◆ INFORMATION SUPPLIED:

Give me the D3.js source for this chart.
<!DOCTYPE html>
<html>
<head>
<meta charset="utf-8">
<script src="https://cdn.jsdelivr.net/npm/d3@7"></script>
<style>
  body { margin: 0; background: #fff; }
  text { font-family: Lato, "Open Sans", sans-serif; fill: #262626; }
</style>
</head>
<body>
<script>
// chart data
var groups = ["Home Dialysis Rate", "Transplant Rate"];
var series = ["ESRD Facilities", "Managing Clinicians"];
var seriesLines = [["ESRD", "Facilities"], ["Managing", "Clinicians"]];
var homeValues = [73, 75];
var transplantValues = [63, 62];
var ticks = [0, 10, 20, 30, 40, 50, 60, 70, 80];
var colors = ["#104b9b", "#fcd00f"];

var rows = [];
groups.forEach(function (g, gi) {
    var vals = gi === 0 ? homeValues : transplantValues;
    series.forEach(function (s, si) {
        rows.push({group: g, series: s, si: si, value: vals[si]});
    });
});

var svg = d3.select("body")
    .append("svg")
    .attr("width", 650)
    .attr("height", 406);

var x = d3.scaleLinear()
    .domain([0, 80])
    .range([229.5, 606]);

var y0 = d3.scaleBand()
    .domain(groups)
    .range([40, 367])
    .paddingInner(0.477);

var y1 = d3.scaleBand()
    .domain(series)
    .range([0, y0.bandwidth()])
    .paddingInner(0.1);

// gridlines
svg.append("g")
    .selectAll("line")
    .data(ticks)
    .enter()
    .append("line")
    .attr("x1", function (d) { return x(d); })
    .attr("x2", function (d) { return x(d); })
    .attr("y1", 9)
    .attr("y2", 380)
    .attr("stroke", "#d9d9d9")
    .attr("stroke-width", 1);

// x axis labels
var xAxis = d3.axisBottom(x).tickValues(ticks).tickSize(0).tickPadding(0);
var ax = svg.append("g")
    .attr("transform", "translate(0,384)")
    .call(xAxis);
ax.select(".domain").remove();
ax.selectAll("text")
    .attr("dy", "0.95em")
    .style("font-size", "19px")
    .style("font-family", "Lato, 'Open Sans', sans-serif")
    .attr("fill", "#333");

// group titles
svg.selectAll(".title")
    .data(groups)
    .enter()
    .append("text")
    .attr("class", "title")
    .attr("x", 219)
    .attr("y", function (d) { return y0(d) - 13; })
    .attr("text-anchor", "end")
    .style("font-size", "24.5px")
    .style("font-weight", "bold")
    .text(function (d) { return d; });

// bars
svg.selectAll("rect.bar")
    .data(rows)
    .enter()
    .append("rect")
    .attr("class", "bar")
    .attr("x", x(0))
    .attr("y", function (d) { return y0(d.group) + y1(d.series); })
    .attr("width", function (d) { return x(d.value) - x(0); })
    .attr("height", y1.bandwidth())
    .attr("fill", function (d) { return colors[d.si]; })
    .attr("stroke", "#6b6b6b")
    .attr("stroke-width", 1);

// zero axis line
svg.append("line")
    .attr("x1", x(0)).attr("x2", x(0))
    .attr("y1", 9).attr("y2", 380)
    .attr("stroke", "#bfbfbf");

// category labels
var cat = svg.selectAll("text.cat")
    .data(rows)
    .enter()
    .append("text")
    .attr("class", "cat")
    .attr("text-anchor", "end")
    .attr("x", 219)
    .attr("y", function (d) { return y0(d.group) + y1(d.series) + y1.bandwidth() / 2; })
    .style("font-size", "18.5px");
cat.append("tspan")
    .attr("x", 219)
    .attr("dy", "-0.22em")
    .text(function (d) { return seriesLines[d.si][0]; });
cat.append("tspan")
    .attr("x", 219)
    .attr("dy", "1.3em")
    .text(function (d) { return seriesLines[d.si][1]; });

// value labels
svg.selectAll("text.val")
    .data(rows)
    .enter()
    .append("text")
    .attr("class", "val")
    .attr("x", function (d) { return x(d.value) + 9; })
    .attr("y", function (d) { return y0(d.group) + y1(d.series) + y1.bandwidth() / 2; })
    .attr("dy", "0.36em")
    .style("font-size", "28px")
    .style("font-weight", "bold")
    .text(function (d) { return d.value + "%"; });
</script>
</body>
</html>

◆ GIVEN INSTRUCTION: Looking at the data above, show all lines where the word "chart" occurs.

◆ WORKED ANSWER:
Give me the D3.js source for this chart.
// chart data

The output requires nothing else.